> **PROBLEM DESCRIPTION**:
Identify every line containing the word "this" and reproduce each one.

> **EXERCISE DATA**:
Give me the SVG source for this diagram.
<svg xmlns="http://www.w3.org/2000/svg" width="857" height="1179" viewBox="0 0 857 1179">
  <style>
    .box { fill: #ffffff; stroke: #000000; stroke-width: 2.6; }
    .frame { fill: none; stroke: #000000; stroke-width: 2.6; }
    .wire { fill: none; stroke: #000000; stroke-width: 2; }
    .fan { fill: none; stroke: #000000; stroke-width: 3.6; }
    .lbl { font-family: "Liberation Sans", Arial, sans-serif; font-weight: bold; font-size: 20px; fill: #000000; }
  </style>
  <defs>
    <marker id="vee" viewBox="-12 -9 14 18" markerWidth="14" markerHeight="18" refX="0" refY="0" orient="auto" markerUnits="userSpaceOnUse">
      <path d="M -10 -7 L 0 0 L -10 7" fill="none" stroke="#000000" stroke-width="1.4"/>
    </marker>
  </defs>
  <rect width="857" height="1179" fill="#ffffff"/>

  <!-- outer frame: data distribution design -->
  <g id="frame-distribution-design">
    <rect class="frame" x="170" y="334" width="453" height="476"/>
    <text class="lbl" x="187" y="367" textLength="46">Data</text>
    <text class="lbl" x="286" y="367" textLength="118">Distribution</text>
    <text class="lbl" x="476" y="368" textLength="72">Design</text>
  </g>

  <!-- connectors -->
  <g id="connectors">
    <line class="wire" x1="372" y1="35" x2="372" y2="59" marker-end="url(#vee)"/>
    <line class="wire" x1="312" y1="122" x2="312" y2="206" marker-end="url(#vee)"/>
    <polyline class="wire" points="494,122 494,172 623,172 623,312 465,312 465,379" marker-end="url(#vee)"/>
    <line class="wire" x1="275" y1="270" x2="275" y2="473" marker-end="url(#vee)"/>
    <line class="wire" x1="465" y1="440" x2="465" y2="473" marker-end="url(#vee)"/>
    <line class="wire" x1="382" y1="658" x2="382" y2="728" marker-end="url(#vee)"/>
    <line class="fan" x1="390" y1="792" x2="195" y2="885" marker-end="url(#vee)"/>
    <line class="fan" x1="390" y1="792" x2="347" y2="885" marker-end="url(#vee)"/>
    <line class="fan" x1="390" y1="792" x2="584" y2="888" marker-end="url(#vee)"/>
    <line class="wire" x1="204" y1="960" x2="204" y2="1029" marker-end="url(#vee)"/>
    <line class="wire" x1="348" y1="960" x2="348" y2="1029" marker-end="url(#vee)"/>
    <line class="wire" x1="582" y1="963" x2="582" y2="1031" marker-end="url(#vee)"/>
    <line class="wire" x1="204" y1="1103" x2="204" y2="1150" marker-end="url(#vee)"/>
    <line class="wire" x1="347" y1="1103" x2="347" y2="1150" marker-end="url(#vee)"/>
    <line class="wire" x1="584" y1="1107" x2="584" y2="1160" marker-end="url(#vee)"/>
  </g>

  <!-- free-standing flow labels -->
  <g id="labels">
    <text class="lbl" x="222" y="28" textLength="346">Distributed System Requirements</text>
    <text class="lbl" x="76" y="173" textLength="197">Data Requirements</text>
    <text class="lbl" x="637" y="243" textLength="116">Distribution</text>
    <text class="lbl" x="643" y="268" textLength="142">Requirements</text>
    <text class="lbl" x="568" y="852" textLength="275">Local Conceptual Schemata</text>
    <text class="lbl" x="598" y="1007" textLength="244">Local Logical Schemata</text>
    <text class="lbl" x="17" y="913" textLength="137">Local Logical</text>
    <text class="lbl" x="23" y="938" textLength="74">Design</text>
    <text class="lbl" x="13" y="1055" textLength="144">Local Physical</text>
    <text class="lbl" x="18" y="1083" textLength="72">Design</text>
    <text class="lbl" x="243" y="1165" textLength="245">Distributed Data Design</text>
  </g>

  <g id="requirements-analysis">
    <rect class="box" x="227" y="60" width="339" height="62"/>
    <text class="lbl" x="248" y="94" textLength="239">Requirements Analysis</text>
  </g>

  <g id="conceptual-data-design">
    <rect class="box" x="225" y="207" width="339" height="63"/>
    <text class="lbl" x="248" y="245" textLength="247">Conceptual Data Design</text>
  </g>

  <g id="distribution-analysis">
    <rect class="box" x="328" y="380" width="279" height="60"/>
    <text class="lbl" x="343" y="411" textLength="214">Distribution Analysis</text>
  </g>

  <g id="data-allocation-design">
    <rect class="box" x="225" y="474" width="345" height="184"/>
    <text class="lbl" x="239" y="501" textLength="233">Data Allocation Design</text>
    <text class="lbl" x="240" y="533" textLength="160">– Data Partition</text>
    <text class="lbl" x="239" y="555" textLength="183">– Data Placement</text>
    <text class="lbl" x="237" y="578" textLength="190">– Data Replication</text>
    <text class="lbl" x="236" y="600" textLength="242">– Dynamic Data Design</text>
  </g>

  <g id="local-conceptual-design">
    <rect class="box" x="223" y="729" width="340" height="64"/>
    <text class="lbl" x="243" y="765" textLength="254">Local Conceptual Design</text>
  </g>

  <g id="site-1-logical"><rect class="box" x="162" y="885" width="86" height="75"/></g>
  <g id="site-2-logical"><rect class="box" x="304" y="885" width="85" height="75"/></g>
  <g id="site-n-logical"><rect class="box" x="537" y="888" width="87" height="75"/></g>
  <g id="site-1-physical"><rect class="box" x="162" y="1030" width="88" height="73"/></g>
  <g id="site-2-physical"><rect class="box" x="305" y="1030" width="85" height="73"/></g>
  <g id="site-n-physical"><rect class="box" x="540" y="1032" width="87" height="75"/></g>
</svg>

--

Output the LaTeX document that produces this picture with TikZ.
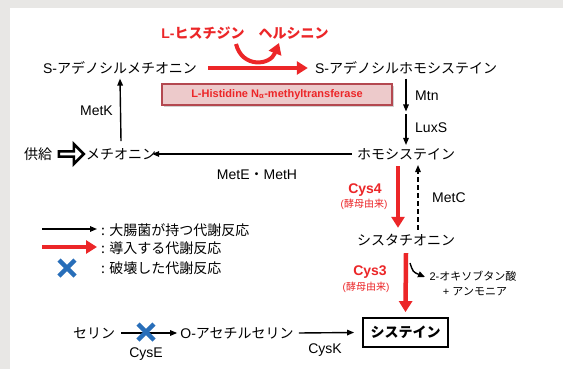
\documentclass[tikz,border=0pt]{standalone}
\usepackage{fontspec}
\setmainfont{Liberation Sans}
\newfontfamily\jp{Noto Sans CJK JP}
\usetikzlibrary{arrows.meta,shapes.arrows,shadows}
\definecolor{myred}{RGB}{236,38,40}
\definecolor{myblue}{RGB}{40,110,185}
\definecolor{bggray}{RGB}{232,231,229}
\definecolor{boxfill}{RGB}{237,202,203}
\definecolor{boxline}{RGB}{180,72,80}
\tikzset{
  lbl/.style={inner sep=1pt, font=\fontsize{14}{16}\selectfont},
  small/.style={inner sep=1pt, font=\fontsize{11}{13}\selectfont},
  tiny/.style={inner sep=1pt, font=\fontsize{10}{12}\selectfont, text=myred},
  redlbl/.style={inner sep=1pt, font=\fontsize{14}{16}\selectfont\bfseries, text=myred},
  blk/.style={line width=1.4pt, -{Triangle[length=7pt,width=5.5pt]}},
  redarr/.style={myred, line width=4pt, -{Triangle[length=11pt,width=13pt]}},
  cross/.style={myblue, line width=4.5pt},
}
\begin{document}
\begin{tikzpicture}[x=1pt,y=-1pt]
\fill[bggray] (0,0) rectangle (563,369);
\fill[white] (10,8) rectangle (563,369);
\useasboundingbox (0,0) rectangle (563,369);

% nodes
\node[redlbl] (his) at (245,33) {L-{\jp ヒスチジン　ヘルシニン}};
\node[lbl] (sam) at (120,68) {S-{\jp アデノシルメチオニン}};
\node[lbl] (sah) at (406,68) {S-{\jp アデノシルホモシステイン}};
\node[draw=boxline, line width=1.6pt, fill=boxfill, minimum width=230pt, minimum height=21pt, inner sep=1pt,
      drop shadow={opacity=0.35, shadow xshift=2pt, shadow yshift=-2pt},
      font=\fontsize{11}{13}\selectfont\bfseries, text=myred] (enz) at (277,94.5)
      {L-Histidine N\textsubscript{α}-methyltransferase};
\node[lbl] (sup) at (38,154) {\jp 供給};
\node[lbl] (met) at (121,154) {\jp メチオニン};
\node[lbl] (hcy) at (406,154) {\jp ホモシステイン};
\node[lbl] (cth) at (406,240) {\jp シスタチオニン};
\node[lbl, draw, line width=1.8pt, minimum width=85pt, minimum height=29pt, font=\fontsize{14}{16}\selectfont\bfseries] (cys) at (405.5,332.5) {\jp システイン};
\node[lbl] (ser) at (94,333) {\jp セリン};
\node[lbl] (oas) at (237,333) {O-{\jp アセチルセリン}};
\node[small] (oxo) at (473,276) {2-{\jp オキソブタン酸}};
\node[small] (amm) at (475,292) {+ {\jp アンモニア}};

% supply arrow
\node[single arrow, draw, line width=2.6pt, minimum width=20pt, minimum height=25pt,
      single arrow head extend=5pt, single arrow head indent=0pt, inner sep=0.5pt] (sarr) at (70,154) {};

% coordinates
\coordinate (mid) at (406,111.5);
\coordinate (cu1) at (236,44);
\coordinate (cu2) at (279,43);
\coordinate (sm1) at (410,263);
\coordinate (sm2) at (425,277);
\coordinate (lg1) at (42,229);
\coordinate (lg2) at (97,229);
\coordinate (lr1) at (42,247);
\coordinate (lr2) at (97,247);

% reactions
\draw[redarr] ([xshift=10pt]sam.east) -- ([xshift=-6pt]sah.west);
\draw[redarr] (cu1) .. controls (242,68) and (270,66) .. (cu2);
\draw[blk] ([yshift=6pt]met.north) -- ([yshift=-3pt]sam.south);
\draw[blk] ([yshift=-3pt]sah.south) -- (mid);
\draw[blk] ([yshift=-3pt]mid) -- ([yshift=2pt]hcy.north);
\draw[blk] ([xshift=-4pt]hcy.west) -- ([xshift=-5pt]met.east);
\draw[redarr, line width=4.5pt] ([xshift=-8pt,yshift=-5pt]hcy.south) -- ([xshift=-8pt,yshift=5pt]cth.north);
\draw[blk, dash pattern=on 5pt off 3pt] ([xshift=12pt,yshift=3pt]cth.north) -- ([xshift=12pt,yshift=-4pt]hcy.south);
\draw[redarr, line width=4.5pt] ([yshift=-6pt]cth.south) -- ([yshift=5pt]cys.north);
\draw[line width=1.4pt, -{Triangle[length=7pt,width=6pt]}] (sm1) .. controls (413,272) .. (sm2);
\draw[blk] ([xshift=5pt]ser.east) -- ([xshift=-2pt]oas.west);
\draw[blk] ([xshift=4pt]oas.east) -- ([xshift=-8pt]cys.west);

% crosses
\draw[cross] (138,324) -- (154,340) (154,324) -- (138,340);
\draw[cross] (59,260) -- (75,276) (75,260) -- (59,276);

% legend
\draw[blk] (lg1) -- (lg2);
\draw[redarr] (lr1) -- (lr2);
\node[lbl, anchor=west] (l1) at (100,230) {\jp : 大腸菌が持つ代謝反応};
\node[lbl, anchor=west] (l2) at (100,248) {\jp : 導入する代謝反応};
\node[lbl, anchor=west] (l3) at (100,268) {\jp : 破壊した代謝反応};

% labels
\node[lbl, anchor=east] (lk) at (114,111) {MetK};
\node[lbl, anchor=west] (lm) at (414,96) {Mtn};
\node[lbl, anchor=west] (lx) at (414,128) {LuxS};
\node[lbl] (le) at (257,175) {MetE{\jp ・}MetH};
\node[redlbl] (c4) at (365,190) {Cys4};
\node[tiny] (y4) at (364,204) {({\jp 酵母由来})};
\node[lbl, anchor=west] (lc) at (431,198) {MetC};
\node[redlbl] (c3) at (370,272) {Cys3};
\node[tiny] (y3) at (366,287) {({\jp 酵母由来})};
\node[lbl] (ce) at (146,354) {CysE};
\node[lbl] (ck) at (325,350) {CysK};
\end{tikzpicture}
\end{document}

...

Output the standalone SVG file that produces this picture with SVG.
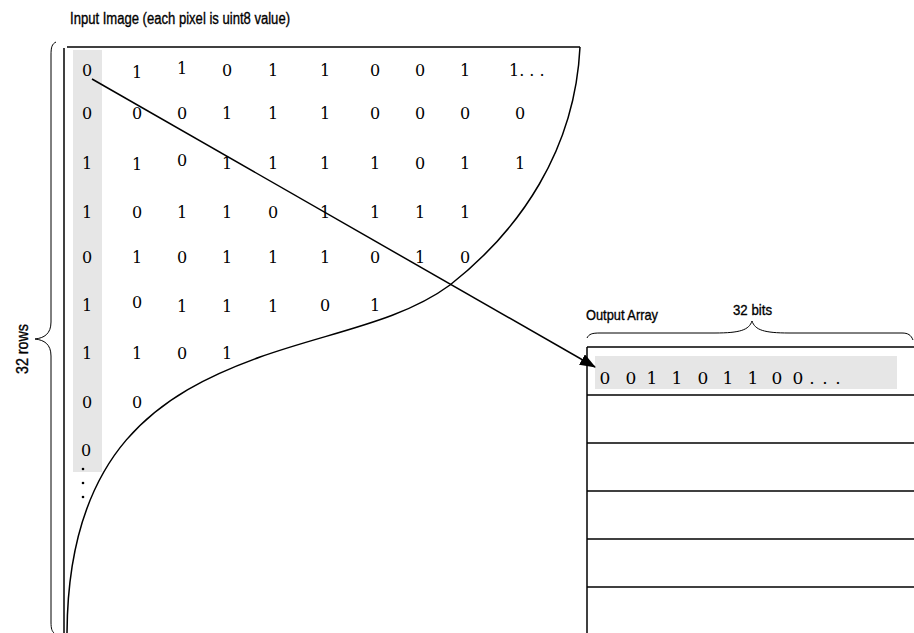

> **CORRECT ANSWER**:
Give me the SVG source for this diagram.
Output the LaTeX document that produces this picture with TikZ.
Output the standalone SVG file that produces this picture with SVG.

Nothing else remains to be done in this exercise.